"Mama put my guns in the ground / I can't shoot them anymore...
That cold black cloud is comin' down /
Feels like I'm knocking on heaven's door."
Un cowboy disparaît dans les ombres ; seul son reflet, ombre solitaire, avance sur un lac aux teintes crépusculaires, avant de disparaître dans les ténèbres et de laisser ressurgir, en contre-point, la silhouette réelle. Plus tard sa némésis disparaîtra dans un semblable coucher de soleil aux teintes rougeoyantes virant au pastel, image d'une douceur étrange pour l'homme qui, ayant accompli son destin, se retrouve dépourvu de sens.
Ce qui me frappe, dans ce western mélancolique, c'est de me contre-foutre de l'action ou d'une quelconque notion de tension narrative : peu m'importe la poursuite, seuls comptent les portraits qui se répondent et s'opposent, en miroirs parfaits.
D'un côté, la figure dionysiaque, enfantine, de Billy the Kid, dont les fusillades sont filmées comme de joyeuses parties de ping pong sans conséquence, dont le sourire bonhomme, désarmant, fait oublier les actes de violence. Perdu dans un présent où la durée n'existe pas, où seul compte le plaisir sous toutes ses formes (la tendresse d'une pute à réchauffer, la poursuite hilare de dindons qu'on attrape au lasso, une chanson que l'on fredonne d'une voix moqueuse en toisant, derrière les barreaux d'une prison, un public désarmé par l'outrecuidance insouciante du chanteur, un cheval dont on tombe pour avoir voulu impressionner la galerie, le whisky qui coule à flots, l'amitié virile et bourrue), Billy the Kid (excellent Kris Kristofferson) séduit, au-delà de la dangerosité de ses actes.

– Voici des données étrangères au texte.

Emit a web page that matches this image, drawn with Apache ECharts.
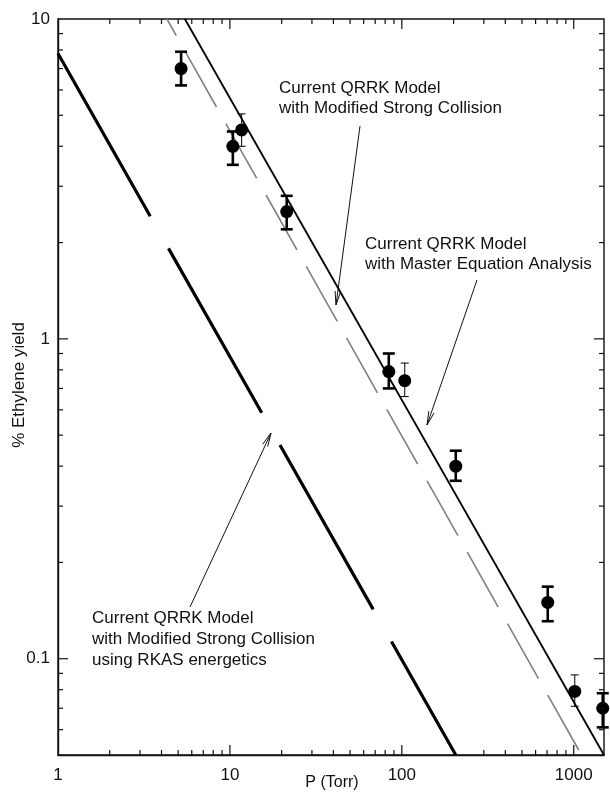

En face de lui, traqueur sombre, Pat Garrett (James Coburn, regard minéral, sourire déformé par les cigares, trogne qui se fait de plus en plus froide et violente, dévorée par sa moustache autant que par sa détermination) incarne la figure du temps qui passe, qui file vers une modernité douloureuse où la violence est sèche et brutale, où le joyeux temps de l'insouciance n'est plus, où les femmes se consomment cyniquement, comme on enchaîne les mégots et les verres. Seule demeure la cruauté d'un monde qui s'effrite et où l'utopie, mexicaine ou américaine, n'existe plus qu'à travers une photographie aux tons sépias qui se délave et laisse apparaître, entre deux teintes brunes, celle du sang qui sèche. Garrett l'obsessionnel porte en lui la décadence du rêve du Grand Ouest : si l'appel des grands espaces résonne toujours à travers quelques très beaux plans panoramiques, les promesses d'aventure et de renouveau que ces terres sans limite portaient disparaissent et se meurent - à l'image de cette poignante séquence où une femme contemple son mari mourir au bord du fleuve, alors qu'elle s'était plainte, quelques minutes avant la fusillade qui emporte celui qui, hébété, tient son ventre blessé, de ne plus aimer cette vie qui ne correspondait plus à ses rêves... plans poignants soulignés par l'apparition sublime de Knocking on heaven's door.
De cet affrontement entre deux "sensations" de l'espace & du temps surgit une mélancolie poignante, de celle qui accompagne la mort d'un mythe. Emotion décuplée par la voix élégiaque de Dylan (qui, non content d'être le ciment musical du film, est aussi ce personnage effacé, cet Alias qui permet, transparent et mystérieux, au spectateur d'assister en pleine empathie au crépuscule du temps du Western) : son timbre doux et mélancolique amplifie la sensation d'assister à l'écroulement d'un monde et de ses codes épiques, à sa lente dissolution à travers des accords et une photographie qui n'en finissent pas de conter, sous la douceur poétique apparente de l'ensemble, un sentiment de mort prégnant.
Un beau western mélancolique & crépusculaire.
Merci à mon western-senpai, pour la découverte.